For example, if it weighed 1000 pounds and two people were splitting it, and the market was $1.00, then each of the two people would owe me $500. I would deliver the calf, and give them the names. I'm done at that point. I have my money in pocket and sold a $1000 calf to one or more people. lol


----------



## bruce2288 (Jul 10, 2009)

There are couple of ways to look at this. If it was me and I was dealing with a friend who was helping me by takeing 1/2 that I can't store, I would charge market price maybe add a little for delivery to the bucher. You can get on the internet or newspaper and find the going price for fat cattle.
If I am trying to make money then charge what the market will pay.


----------



## bigmudder77 (Jun 9, 2008)

I dont mess with selling freezer beef any more but when we sold our it was half or whole and it was priced at $2.50 per pound whole $3 per pound half 

No 1 item sales no 1/4 sales whole or half or dont buy from us we required a $200 deposit 

We paid all butcher costs for the straight cuts anything special was extra on the buyer at time of pick up any day past the 1st day we got the meat back was $10 a day storage after 15 days your order is void and we keep the deposit and beef 

Only reason we got out of selling to public was cause it was more hassle than it was worth and it seems like you see someone new selling beef every day on craigslist and people offering organic beef and people just not wanting to pay a deposit and pay you when they pick it up or write a bad check and your out the money plus the beef plus the $30 the bank charges for a bad check plus your still paying out of pocket for the processer (not good at all)

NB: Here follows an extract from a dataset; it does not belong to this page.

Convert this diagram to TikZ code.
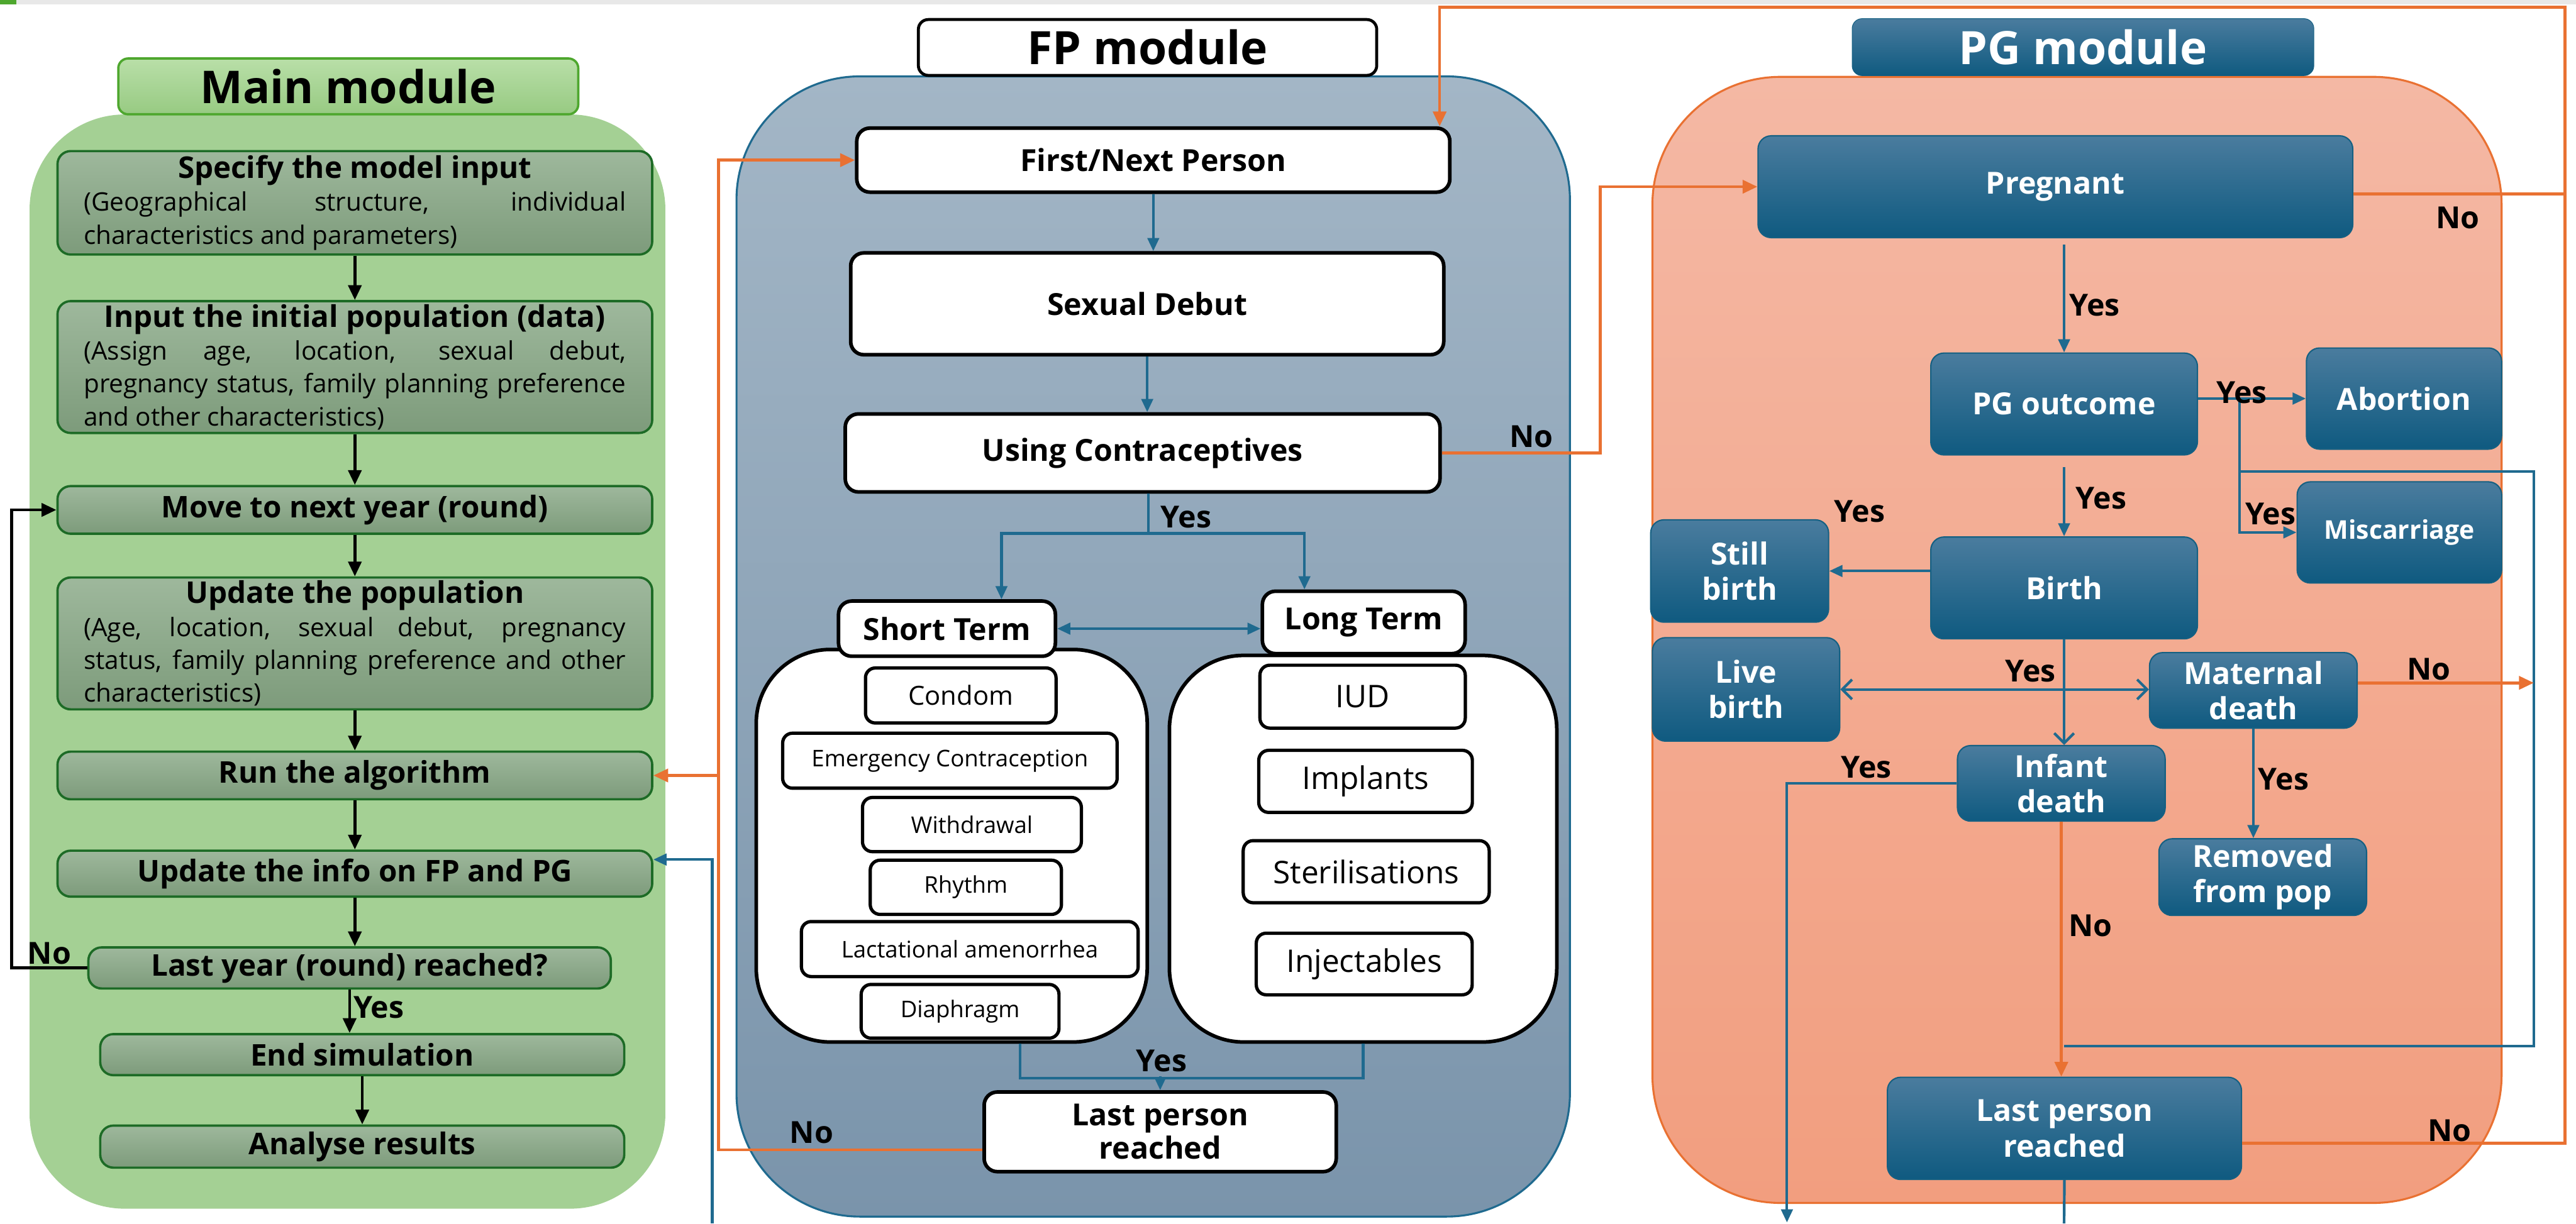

So thats why we got out of selling to the public and only sell to family and our self

Good luck with selling it but check the market in your area and charge more than the store and if people say they can get beef at the store for cheaper say yea you can but where did it come from how old is it how long will it last and last ask them how good is it if it dont change there mind let them walk there is always someone somewhere willing to buy it and if not eat it your self (thats just how i look at it)


----------



## 65284 (Sep 17, 2003)

If your family eats much beef, considering the store price of beef, you might be money ahead to buy a small freezer and keep it all.


----------



## Cheryl aka JM (Aug 7, 2007)

I'd say $3.50lbs hanging weight must be a very good price for around here. Two years ago I sold at $3.00lbs hanging and had a hard time selling 3 halves. This year I barely had my ads up at $3.50 and I've already got 4 deposits. I'm taking the ads down now and the butcher apointments aren't until the end of September!


----------



## francismilker (Jan 12, 2006)

$2.25 per pound hanging weight was what I charged last year at this time for 1\2 a show calf. (plus the buyer pays for their share of the processing.)


----------



## CJBegins (Nov 20, 2009)

Cheryl, are you paying processing or the customer?


----------



## Wintersong Farm (Aug 22, 2007)

I am pricing halves at 3.50 hanging weight, and I pay the processing. Three of my four halves are sold.


----------



## Becka03 (Mar 29, 2009)

I paid 3.70 per lb hanging weight and the processing fee!


----------



## Cheryl aka JM (Aug 7, 2007)

Yeah, $3.50lbs hanging and I pay the processor. Costs me $25 kill fee and $0.51lbs hanging for the processing.


----------



## copperhead46 (Jan 25, 2008)

I sell mine for $2.75 a lb, hanging weight. I haul the calf to the processor and pay the butcher price, the customer tell them how they want it cut up and pick up the finished product. I sell grass fed beef and make enough to make it worth it to me, plus I always have a freezer full of good beef.


----------



## SteveO (Apr 14, 2009)

Has anyone figured out what the end cost per pound in the package really is?? All in??
Steve


----------